Sure, positive mindset is important, but it can only take you so far when northern wind makes you cough because there is a dozen factories out there, or when you are chronically sleep-deprived because a noise source you might not even know exists switches on at ungodly hours.

Low-frequency sound waves can be brutal. Something can just happen to resonate where you are, but meters away everything is fine. To make things even more interesting, go low enough and you might not actually be hearing it per se, but feeling it with your body. Good luck explaining it to people who can enact change.

Relatedly, Benn Jordan investigated[0] certain sound that some refuse to believe is real yet others suffer from.

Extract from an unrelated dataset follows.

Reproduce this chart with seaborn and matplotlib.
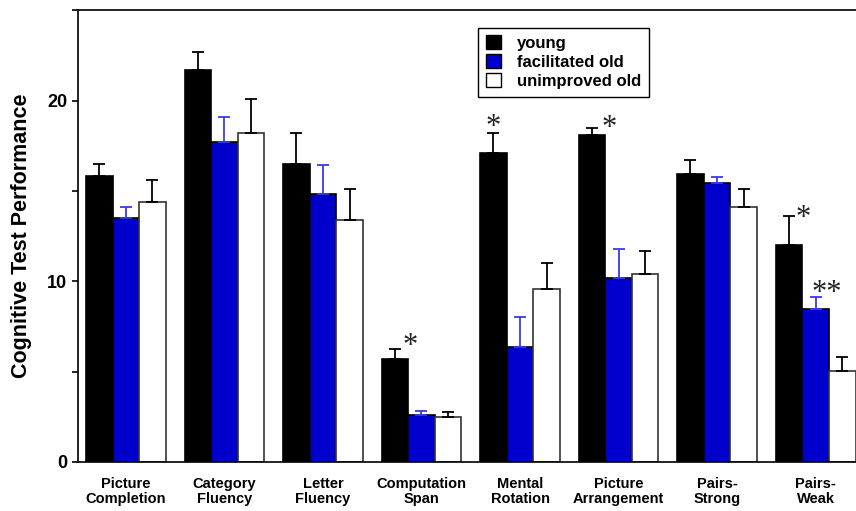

[0] https://m.youtube.com/watch?v=zy_ctHNLan8


Replies

wanderingstanlast Monday at 3:20 AM

To anecdotally support this, a neighbor of mine likes to play their bass super loud at night sometimes. But what’s strange is that the sound is louder in my house than if I go out in the street to listen. Seems like the sound waves go through the ground and then use my house as a sounding board.

show 3 replies
potato3732842last Monday at 10:09 AM

I mean, on the flip side every semi truck that rides the jake brakes down the hill near me is basically playing the anthem of low rents and the accompanying clientele.

I'm certainly not the only one in my neighborhood who would go postal if I had to live in a "quite" neighborhood where people complain about the noise each other's landscaping services make and call the cops when parties run late.